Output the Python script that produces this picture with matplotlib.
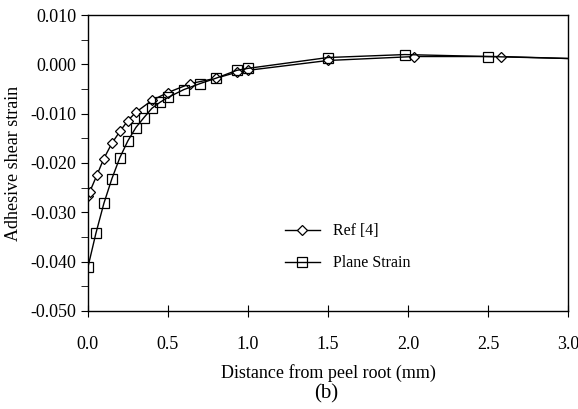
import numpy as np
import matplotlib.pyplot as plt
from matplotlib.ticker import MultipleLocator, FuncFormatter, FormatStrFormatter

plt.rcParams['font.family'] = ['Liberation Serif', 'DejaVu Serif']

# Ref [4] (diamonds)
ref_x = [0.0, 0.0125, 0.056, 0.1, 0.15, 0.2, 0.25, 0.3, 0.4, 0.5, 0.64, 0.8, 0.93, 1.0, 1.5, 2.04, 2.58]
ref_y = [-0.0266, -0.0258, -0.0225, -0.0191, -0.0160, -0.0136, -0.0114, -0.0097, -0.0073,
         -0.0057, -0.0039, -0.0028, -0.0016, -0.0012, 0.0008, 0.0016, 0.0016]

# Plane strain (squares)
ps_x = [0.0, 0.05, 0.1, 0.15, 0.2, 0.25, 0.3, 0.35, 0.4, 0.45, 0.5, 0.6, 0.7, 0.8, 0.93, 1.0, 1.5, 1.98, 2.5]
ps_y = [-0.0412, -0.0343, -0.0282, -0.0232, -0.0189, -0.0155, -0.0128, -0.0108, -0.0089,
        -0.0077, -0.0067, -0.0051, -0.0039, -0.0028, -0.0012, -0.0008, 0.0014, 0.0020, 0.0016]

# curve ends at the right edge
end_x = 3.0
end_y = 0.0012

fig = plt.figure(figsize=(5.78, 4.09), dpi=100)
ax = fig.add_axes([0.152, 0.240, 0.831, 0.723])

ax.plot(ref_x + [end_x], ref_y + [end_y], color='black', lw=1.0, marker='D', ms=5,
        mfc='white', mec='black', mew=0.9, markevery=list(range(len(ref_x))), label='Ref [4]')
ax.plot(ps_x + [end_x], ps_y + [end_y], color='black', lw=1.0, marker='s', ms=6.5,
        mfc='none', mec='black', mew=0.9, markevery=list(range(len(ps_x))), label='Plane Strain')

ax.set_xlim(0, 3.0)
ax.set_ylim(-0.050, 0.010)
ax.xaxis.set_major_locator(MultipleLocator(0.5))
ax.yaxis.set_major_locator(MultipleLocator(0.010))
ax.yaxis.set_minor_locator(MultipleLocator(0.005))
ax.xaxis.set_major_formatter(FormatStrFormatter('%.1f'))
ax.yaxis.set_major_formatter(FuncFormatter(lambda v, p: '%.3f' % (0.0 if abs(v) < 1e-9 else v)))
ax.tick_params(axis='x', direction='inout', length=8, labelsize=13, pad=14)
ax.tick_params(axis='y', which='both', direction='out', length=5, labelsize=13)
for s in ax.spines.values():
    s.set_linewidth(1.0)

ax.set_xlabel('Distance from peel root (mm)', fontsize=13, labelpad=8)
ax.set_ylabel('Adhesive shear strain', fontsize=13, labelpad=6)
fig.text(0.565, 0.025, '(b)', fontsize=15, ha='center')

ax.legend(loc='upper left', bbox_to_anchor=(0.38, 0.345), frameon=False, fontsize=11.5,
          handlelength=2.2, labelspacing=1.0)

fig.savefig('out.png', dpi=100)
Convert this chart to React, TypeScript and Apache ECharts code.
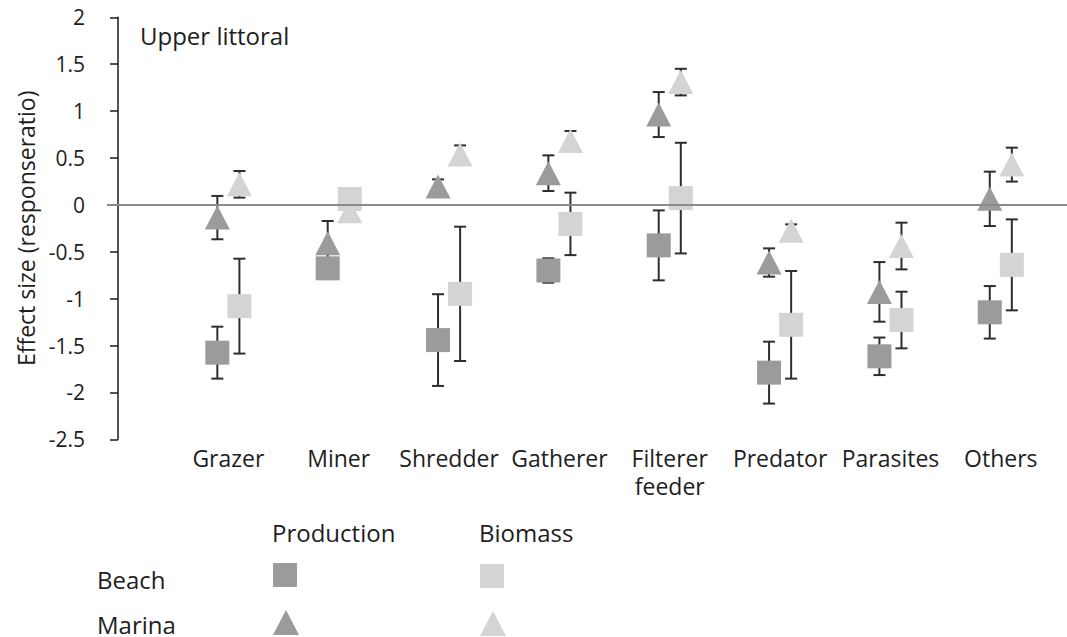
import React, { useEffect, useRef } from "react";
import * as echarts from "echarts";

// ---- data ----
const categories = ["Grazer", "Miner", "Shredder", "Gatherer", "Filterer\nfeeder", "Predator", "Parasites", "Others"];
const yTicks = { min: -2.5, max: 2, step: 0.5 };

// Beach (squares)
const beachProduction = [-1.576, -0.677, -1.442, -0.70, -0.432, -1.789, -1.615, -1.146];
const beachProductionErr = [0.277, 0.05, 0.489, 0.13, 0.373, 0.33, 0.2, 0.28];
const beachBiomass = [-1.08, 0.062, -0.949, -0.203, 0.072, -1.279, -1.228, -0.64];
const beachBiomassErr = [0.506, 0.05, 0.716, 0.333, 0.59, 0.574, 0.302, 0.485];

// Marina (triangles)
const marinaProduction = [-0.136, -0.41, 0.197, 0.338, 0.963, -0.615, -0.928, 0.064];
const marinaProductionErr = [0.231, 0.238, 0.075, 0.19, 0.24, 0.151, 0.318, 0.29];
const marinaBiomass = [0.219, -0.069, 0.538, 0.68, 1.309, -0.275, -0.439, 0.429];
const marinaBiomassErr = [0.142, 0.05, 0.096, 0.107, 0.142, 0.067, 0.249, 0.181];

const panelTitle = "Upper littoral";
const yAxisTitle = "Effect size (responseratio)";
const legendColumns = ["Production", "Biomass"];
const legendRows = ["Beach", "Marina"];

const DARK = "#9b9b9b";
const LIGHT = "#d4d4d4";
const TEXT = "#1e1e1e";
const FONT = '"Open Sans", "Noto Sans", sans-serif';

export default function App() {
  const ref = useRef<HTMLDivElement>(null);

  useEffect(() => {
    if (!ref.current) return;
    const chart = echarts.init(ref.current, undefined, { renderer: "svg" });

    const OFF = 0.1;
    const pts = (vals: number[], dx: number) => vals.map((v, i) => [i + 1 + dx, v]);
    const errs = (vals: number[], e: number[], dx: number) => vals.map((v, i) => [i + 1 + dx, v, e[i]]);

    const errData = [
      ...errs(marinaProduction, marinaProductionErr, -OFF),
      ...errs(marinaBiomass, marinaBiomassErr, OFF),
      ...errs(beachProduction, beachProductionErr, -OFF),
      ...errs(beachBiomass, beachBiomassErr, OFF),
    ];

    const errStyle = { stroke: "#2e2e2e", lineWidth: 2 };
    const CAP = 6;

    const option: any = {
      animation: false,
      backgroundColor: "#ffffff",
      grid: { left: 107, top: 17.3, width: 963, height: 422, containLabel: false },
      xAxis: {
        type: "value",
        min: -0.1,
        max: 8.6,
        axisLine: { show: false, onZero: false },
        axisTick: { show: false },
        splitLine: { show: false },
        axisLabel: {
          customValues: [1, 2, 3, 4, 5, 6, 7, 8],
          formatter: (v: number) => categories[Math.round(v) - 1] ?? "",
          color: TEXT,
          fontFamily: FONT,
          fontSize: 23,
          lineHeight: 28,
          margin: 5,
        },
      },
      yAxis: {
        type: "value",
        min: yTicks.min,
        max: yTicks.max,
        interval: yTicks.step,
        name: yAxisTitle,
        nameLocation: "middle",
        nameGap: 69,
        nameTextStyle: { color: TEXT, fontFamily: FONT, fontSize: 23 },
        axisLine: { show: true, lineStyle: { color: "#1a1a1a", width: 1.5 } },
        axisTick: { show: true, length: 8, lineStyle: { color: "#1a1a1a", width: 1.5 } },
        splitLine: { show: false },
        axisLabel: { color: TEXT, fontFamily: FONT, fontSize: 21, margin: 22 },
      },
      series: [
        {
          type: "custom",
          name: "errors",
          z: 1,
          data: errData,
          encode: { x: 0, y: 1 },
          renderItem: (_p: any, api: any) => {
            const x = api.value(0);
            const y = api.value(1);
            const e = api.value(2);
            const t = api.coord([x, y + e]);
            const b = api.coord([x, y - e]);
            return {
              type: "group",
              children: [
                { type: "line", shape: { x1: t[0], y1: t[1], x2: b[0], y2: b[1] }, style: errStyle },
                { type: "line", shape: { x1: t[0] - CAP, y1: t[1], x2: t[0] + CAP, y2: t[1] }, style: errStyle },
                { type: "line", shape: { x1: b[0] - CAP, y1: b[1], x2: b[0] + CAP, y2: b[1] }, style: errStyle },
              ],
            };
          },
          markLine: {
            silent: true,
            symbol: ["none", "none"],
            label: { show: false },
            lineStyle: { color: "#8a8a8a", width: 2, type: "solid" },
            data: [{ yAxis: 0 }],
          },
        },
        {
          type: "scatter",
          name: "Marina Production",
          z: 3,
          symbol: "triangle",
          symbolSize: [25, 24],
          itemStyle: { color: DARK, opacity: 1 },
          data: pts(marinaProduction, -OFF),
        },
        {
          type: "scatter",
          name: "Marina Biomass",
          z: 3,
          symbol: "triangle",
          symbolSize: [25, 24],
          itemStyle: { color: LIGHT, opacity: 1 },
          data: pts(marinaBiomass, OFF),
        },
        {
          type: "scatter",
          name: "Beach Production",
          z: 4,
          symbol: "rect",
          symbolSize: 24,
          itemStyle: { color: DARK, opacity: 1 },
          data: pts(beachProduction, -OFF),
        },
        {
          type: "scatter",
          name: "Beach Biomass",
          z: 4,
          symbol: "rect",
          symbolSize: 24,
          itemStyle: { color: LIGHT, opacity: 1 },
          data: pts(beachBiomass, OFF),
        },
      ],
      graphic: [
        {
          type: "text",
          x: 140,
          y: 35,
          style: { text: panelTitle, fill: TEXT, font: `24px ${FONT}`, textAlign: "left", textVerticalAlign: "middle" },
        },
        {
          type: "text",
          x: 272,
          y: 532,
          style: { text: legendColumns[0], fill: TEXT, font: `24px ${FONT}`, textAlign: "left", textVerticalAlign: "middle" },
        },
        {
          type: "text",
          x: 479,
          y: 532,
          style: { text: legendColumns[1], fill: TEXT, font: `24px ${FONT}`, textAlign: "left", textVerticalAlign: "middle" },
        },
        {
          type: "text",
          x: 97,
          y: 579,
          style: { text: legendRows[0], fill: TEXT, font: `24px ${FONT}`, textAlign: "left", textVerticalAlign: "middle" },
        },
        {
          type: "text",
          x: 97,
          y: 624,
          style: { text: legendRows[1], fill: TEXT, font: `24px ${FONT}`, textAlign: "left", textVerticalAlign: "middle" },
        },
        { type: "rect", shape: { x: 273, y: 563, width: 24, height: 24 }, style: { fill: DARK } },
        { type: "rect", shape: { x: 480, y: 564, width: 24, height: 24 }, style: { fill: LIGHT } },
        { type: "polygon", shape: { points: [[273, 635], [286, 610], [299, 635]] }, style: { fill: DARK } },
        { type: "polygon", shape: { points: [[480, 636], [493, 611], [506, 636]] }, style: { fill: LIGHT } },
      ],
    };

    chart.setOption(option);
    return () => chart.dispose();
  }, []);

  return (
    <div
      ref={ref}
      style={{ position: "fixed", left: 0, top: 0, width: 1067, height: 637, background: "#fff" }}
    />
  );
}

- _EXERCISE TASK_
Look above for the line containing "Convert this chart", then write out every line from there down to the line containing "2, step: 0.5", that line included, with no pictures.

- _OUTPUT BELOW_
Convert this chart to React, TypeScript and Apache ECharts code.
import React, { useEffect, useRef } from "react";
import * as echarts from "echarts";

// ---- data ----
const categories = ["Grazer", "Miner", "Shredder", "Gatherer", "Filterer\nfeeder", "Predator", "Parasites", "Others"];
const yTicks = { min: -2.5, max: 2, step: 0.5 };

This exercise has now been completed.